» Goal
Extract every entry word for word. Skip the pictures.

» Available records

** Start **

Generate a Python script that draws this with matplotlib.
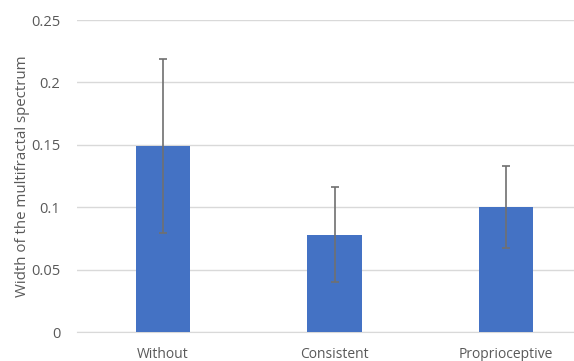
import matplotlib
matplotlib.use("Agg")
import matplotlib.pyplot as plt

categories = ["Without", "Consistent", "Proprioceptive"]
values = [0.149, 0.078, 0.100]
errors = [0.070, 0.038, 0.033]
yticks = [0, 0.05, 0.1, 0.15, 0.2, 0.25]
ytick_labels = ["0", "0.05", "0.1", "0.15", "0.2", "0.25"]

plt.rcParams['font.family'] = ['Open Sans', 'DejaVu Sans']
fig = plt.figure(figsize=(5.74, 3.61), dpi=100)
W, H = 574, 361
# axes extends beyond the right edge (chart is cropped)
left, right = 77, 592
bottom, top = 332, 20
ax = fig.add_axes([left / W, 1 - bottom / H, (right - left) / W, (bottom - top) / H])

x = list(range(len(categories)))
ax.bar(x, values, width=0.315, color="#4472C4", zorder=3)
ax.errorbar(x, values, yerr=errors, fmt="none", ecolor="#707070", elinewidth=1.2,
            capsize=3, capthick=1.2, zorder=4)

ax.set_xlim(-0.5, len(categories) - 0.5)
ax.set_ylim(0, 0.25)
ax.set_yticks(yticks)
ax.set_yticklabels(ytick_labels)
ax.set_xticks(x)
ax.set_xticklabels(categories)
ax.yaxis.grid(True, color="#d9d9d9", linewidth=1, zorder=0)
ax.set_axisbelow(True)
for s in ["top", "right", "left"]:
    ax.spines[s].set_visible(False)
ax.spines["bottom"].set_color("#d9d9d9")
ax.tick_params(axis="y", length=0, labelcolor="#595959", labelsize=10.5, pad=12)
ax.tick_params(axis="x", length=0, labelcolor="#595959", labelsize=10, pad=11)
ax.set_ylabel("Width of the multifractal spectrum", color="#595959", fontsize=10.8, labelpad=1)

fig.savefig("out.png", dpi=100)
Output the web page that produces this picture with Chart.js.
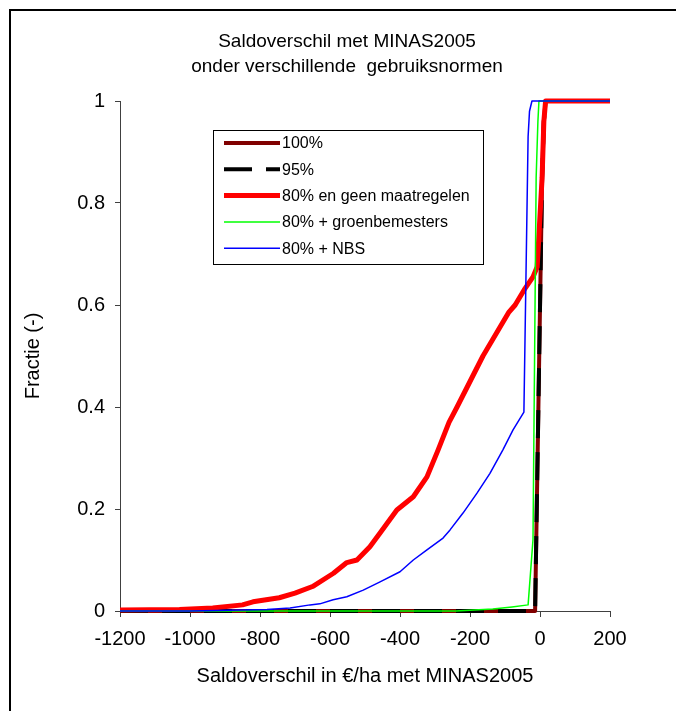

** End **

» Task result
Generate a Python script that draws this with matplotlib.
import matplotlib
matplotlib.use("Agg")
import matplotlib.pyplot as plt

categories = ["Without", "Consistent", "Proprioceptive"]
values = [0.149, 0.078, 0.100]
errors = [0.070, 0.038, 0.033]
yticks = [0, 0.05, 0.1, 0.15, 0.2, 0.25]
ytick_labels = ["0", "0.05", "0.1", "0.15", "0.2", "0.25"]

plt.rcParams['font.family'] = ['Open Sans', 'DejaVu Sans']
fig = plt.figure(figsize=(5.74, 3.61), dpi=100)
W, H = 574, 361
# axes extends beyond the right edge (chart is cropped)
left, right = 77, 592
bottom, top = 332, 20
ax = fig.add_axes([left / W, 1 - bottom / H, (right - left) / W, (bottom - top) / H])

x = list(range(len(categories)))
ax.bar(x, values, width=0.315, color="#4472C4", zorder=3)
ax.errorbar(x, values, yerr=errors, fmt="none", ecolor="#707070", elinewidth=1.2,
            capsize=3, capthick=1.2, zorder=4)

ax.set_xlim(-0.5, len(categories) - 0.5)
ax.set_ylim(0, 0.25)
ax.set_yticks(yticks)
ax.set_yticklabels(ytick_labels)
ax.set_xticks(x)
ax.set_xticklabels(categories)
ax.yaxis.grid(True, color="#d9d9d9", linewidth=1, zorder=0)
ax.set_axisbelow(True)
for s in ["top", "right", "left"]:
    ax.spines[s].set_visible(False)
ax.spines["bottom"].set_color("#d9d9d9")
ax.tick_params(axis="y", length=0, labelcolor="#595959", labelsize=10.5, pad=12)
ax.tick_params(axis="x", length=0, labelcolor="#595959", labelsize=10, pad=11)
ax.set_ylabel("Width of the multifractal spectrum", color="#595959", fontsize=10.8, labelpad=1)

fig.savefig("out.png", dpi=100)
Output the web page that produces this picture with Chart.js.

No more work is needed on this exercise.